Spring is here, and for many homeowners that means reorganizing and cleaning their houses. Keeping your home organized benefits your health — cleaning your home helps eliminate germs and saves you unwanted stress and time.
While organizing your home this season, notice the ways in which you can save energy. Make your home more energy-efficient and affordable by incorporating the below energy-saving tips into your spring-cleaning routine today!
Start your spring cleaning by switching to energy-efficient lighting in your house. Old-fashioned light bulbs produce more heat and use more energy than the more efficient bulbs like light emitting diodes (LEDs). Replacing your incandescent light bulbs with LED bulbs - or even compact fluorescent (CFL) bulbs, may significantly improve your lighting efficiency because they produce less heat and use less energy. LED bulbs use 70-90 percent less energy and last at least 15 times longer than incandescent light bulbs.
If you use an AC unit to cool your during the warmer months, you can control your energy bills by adjusting your home’s thermostats. Planning on being away for more than three hours? Turn up the temperature so that your AC doesn't turn on as frequently. Raising your thermostat by 1 degree Celsius over an eight-hour period could save around two percent of your energy consumption.
Don’t forget to clean or replace the filters in your heating and air conditioning system. Check whether your air filters need to be replaced. Air filter maintenance will not only improve air quality but will ensure the system is free of obstructions and working as efficiently as possible.
A great way to reduce energy during hot summer months is to use ceiling fans instead of your air conditioning system. Ceiling fans may help decrease your energy bill while making your home feel cooler. However, make sure to change the direction of your ceiling fans in the summer. Changing your fans to rotate counter-clockwise will produce a downdraft that pushes cool air into the space below.
Pro energy-saving tip: Look closely at your ceiling fan for a tiny switch. Believe it or not, this switch is an energy saver. Ceiling fans normally operate clockwise to push down warm air in the winter; flipping the switch to redirect your fan counter-clockwise will circulate much-needed cool air in the summer. This can help your home feel cooler without the need to lower the thermostat.
Along with cleaning the glass in your doors and windows, check the screens and tracks. If dirt has collected in your window and door tracks, they won't seal properly and will waste the air conditioner's energy during warmer months by letting out any cold air. Seal any possible cracks and openings around the home to prevent cool air from escaping. You can do this by buying weather stripping and/or duct tape to seal any potential air leaks you come across.
Installing window coverings such as blinds, shades or curtains can do more than add a nice touch to your home decor. These coverings will block light and heat from the sun, keeping your home cooler so you don't have to rely as heavily on your AC unit, saving energy in the long run.

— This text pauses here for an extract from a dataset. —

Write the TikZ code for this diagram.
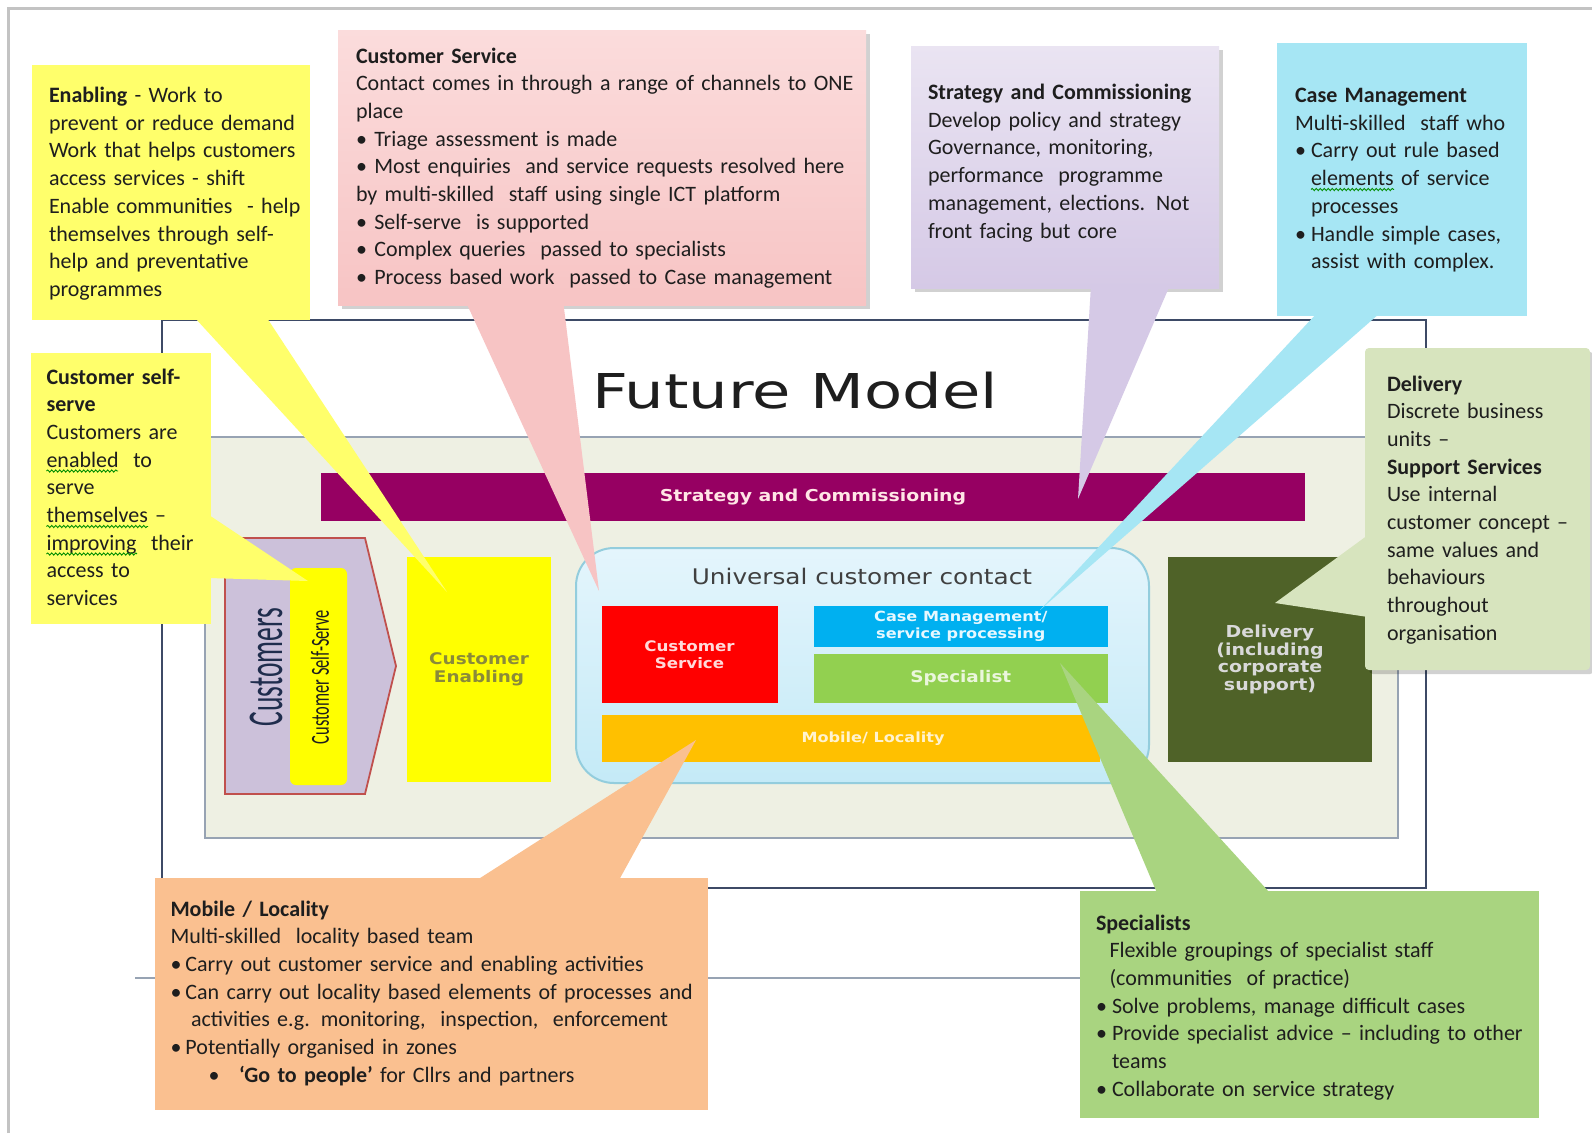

The refrigerator is one of the major energy consumers in our homes. In fact, the average refrigerator will use about 180 watts. That adds up to about 130 kilowatt-hours (kWh) a month! To make sure your refrigerator is energy efficient, clean the seals on your fridge door to ensure it closes tightly, preventing cold air from escaping and keeping your food fresh longer. Also, clean the refrigerator coils to remove accumulated dust. Dirty coils force the fridge to work harder to keep food inside cold, which can drive up your electricity bill.
Like your refrigerator, your dishwasher is a major energy consumer. On average, it uses about 1800 watts. Depending on how often you run it, it could be using up to 54 kWh each month. It can also heat up your home, causing your AC to work harder to maintain a comfortable temperature. You can minimize this by washing your dishes in cooler hours of the day.
Pro energy-saving tip: The average dishwasher uses about 6 gallons of water per cycle. Wash with full loads and turn off heated dry or wash your dishes by hand in cold water to consume less energy.
You rely on your washing machine to clean your clothes, but are you returning the favour? A dirty washing machine doesn’t clean your clothes as effectively. Dirt and lint collect in plumbing traps while soap can build up on the sides and edges of your wash tub. To prevent any mold or mildew build up, scrub seals, gaskets and dispensers and clean the tub rim and filter. You can do this by soaking towels in hydrogen peroxide or white vinegar and packing them in the gasket's cavities to loosen up any grease or mold. To clean the tub's rim, take the same type of soaked towel and scrub the top edges as well as any areas that water can get to.
Appliances can account for about 13 percent of your home's energy usage. If your current appliances are old, consider upgrading to energy-efficient home appliances for long-term savings. Research your options to replace your existing model with one that has an ENERGY STAR certification. New appliances will require an investment now, but you'll use less energy, which could help lower your monthly utility bills over time.
Energy-saving tips such as switching to energy-efficient lighting and regularly cleaning the air filters in your home can make a big difference in your budget and home energy consumption. Following these 10 tips can reduce your usage and help you avoid the shock of inflated energy bills in the warmer months.
Note: These tips are suggested as general practices. However, actual results may vary.